------ Given information ------
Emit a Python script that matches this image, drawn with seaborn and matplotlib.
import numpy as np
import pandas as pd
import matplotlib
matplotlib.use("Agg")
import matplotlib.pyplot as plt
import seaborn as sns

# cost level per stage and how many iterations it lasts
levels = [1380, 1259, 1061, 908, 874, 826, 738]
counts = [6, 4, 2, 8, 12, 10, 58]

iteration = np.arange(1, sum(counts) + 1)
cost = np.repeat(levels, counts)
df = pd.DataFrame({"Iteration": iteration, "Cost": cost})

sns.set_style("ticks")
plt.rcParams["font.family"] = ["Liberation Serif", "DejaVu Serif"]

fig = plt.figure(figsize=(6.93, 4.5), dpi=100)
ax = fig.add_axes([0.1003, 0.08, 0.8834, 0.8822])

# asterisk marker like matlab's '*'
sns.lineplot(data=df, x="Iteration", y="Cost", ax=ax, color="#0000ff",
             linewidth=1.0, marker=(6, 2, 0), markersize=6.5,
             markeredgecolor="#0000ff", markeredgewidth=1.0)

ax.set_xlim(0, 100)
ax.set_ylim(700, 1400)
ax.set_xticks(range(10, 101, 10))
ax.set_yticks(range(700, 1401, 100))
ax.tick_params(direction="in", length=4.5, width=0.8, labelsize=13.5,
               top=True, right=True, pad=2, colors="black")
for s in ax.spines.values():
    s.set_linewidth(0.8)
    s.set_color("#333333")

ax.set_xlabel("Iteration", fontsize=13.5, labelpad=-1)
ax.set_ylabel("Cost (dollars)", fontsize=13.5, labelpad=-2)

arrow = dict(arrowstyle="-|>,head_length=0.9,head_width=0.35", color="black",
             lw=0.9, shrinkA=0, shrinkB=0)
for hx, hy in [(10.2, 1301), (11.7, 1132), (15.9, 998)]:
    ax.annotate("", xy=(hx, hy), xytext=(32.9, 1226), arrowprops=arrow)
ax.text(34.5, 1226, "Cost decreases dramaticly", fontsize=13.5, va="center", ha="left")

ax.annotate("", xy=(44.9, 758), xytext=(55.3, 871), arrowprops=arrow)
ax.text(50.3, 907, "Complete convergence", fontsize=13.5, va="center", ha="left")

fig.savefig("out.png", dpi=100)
------
**Task:**
Reprint the data above from the opening line to the line holding "counts = [6, 4, 2, 8, 12, 10, 58]", inclusive, and nothing else.

**Solution for this task:**
Emit a Python script that matches this image, drawn with seaborn and matplotlib.
import numpy as np
import pandas as pd
import matplotlib
matplotlib.use("Agg")
import matplotlib.pyplot as plt
import seaborn as sns

# cost level per stage and how many iterations it lasts
levels = [1380, 1259, 1061, 908, 874, 826, 738]
counts = [6, 4, 2, 8, 12, 10, 58]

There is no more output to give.